GOAL OF THE EXERCISE: Nothing in the data should change when you return it, but leave the pictures out.
─── SUPPLIED DATA ───
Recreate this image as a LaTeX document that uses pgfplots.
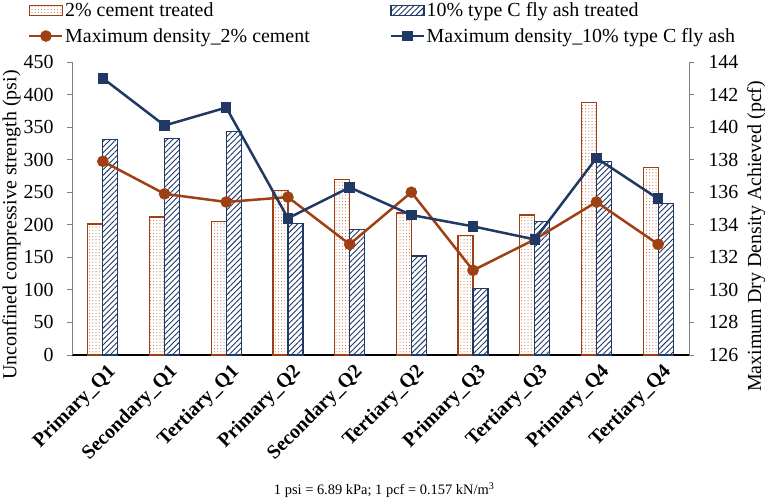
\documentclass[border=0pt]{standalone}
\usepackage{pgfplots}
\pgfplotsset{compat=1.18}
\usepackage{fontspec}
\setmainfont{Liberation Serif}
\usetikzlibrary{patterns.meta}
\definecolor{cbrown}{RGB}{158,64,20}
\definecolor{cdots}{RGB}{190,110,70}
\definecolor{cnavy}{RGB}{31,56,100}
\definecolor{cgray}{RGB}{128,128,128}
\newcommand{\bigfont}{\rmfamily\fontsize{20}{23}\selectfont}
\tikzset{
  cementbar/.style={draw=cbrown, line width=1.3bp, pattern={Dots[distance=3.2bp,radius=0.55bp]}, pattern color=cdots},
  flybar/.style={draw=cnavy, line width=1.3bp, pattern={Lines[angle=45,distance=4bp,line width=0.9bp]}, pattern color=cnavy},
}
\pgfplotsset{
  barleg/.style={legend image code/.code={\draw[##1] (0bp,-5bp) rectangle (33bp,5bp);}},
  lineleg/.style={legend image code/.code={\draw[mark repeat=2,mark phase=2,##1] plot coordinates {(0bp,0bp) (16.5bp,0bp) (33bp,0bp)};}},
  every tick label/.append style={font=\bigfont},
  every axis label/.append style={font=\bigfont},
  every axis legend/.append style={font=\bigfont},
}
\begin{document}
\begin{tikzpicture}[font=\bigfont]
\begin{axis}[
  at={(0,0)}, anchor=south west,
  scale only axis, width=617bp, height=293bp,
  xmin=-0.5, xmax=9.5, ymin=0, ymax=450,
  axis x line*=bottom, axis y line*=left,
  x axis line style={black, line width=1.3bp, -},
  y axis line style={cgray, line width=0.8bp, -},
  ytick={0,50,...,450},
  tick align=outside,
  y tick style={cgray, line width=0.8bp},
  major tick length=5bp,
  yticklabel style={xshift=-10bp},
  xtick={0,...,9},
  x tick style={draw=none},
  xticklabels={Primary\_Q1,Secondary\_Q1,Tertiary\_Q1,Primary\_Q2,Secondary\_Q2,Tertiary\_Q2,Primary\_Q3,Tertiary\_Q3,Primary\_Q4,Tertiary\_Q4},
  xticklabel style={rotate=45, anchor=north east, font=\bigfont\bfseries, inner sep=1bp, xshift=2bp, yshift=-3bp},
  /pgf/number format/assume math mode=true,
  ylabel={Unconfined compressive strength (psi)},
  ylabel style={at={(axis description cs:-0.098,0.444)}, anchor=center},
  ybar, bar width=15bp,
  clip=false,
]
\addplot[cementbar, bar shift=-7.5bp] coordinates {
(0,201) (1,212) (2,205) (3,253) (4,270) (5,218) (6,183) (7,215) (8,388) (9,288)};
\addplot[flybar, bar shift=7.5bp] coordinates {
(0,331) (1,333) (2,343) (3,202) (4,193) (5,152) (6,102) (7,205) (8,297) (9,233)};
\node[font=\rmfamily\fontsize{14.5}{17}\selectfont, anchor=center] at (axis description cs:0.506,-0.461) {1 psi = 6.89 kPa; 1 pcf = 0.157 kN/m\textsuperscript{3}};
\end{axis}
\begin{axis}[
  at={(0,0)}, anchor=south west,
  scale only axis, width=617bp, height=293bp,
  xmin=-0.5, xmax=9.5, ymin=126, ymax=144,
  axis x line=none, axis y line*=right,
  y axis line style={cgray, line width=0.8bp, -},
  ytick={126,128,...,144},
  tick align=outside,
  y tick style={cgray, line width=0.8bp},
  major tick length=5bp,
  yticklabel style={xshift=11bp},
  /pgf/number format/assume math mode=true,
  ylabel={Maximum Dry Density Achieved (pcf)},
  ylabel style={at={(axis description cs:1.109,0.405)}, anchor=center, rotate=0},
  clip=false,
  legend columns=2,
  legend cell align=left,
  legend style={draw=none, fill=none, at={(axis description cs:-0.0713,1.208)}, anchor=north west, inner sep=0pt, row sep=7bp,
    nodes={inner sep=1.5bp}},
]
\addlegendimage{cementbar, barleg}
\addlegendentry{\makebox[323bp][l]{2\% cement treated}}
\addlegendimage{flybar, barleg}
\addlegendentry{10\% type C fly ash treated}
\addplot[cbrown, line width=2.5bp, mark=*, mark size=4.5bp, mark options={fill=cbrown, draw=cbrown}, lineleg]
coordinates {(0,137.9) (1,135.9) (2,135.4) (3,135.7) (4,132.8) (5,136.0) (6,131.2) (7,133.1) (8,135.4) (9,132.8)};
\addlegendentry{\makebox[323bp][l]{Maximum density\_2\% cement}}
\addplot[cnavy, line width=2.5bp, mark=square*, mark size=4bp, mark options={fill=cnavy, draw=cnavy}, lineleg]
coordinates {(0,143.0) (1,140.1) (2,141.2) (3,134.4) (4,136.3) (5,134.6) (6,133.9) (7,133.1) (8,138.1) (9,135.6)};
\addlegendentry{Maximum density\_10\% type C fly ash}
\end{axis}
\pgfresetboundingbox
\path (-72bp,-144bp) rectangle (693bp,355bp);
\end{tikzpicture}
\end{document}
───
TASK RESULT:
Recreate this image as a LaTeX document that uses pgfplots.
\documentclass[border=0pt]{standalone}
\usepackage{pgfplots}
\pgfplotsset{compat=1.18}
\usepackage{fontspec}
\setmainfont{Liberation Serif}
\usetikzlibrary{patterns.meta}
\definecolor{cbrown}{RGB}{158,64,20}
\definecolor{cdots}{RGB}{190,110,70}
\definecolor{cnavy}{RGB}{31,56,100}
\definecolor{cgray}{RGB}{128,128,128}
\newcommand{\bigfont}{\rmfamily\fontsize{20}{23}\selectfont}
\tikzset{
  cementbar/.style={draw=cbrown, line width=1.3bp, pattern={Dots[distance=3.2bp,radius=0.55bp]}, pattern color=cdots},
  flybar/.style={draw=cnavy, line width=1.3bp, pattern={Lines[angle=45,distance=4bp,line width=0.9bp]}, pattern color=cnavy},
}
\pgfplotsset{
  barleg/.style={legend image code/.code={\draw[##1] (0bp,-5bp) rectangle (33bp,5bp);}},
  lineleg/.style={legend image code/.code={\draw[mark repeat=2,mark phase=2,##1] plot coordinates {(0bp,0bp) (16.5bp,0bp) (33bp,0bp)};}},
  every tick label/.append style={font=\bigfont},
  every axis label/.append style={font=\bigfont},
  every axis legend/.append style={font=\bigfont},
}
\begin{document}
\begin{tikzpicture}[font=\bigfont]
\begin{axis}[
  at={(0,0)}, anchor=south west,
  scale only axis, width=617bp, height=293bp,
  xmin=-0.5, xmax=9.5, ymin=0, ymax=450,
  axis x line*=bottom, axis y line*=left,
  x axis line style={black, line width=1.3bp, -},
  y axis line style={cgray, line width=0.8bp, -},
  ytick={0,50,...,450},
  tick align=outside,
  y tick style={cgray, line width=0.8bp},
  major tick length=5bp,
  yticklabel style={xshift=-10bp},
  xtick={0,...,9},
  x tick style={draw=none},
  xticklabels={Primary\_Q1,Secondary\_Q1,Tertiary\_Q1,Primary\_Q2,Secondary\_Q2,Tertiary\_Q2,Primary\_Q3,Tertiary\_Q3,Primary\_Q4,Tertiary\_Q4},
  xticklabel style={rotate=45, anchor=north east, font=\bigfont\bfseries, inner sep=1bp, xshift=2bp, yshift=-3bp},
  /pgf/number format/assume math mode=true,
  ylabel={Unconfined compressive strength (psi)},
  ylabel style={at={(axis description cs:-0.098,0.444)}, anchor=center},
  ybar, bar width=15bp,
  clip=false,
]
\addplot[cementbar, bar shift=-7.5bp] coordinates {
(0,201) (1,212) (2,205) (3,253) (4,270) (5,218) (6,183) (7,215) (8,388) (9,288)};
\addplot[flybar, bar shift=7.5bp] coordinates {
(0,331) (1,333) (2,343) (3,202) (4,193) (5,152) (6,102) (7,205) (8,297) (9,233)};
\node[font=\rmfamily\fontsize{14.5}{17}\selectfont, anchor=center] at (axis description cs:0.506,-0.461) {1 psi = 6.89 kPa; 1 pcf = 0.157 kN/m\textsuperscript{3}};
\end{axis}
\begin{axis}[
  at={(0,0)}, anchor=south west,
  scale only axis, width=617bp, height=293bp,
  xmin=-0.5, xmax=9.5, ymin=126, ymax=144,
  axis x line=none, axis y line*=right,
  y axis line style={cgray, line width=0.8bp, -},
  ytick={126,128,...,144},
  tick align=outside,
  y tick style={cgray, line width=0.8bp},
  major tick length=5bp,
  yticklabel style={xshift=11bp},
  /pgf/number format/assume math mode=true,
  ylabel={Maximum Dry Density Achieved (pcf)},
  ylabel style={at={(axis description cs:1.109,0.405)}, anchor=center, rotate=0},
  clip=false,
  legend columns=2,
  legend cell align=left,
  legend style={draw=none, fill=none, at={(axis description cs:-0.0713,1.208)}, anchor=north west, inner sep=0pt, row sep=7bp,
    nodes={inner sep=1.5bp}},
]
\addlegendimage{cementbar, barleg}
\addlegendentry{\makebox[323bp][l]{2\% cement treated}}
\addlegendimage{flybar, barleg}
\addlegendentry{10\% type C fly ash treated}
\addplot[cbrown, line width=2.5bp, mark=*, mark size=4.5bp, mark options={fill=cbrown, draw=cbrown}, lineleg]
coordinates {(0,137.9) (1,135.9) (2,135.4) (3,135.7) (4,132.8) (5,136.0) (6,131.2) (7,133.1) (8,135.4) (9,132.8)};
\addlegendentry{\makebox[323bp][l]{Maximum density\_2\% cement}}
\addplot[cnavy, line width=2.5bp, mark=square*, mark size=4bp, mark options={fill=cnavy, draw=cnavy}, lineleg]
coordinates {(0,143.0) (1,140.1) (2,141.2) (3,134.4) (4,136.3) (5,134.6) (6,133.9) (7,133.1) (8,138.1) (9,135.6)};
\addlegendentry{Maximum density\_10\% type C fly ash}
\end{axis}
\pgfresetboundingbox
\path (-72bp,-144bp) rectangle (693bp,355bp);
\end{tikzpicture}
\end{document}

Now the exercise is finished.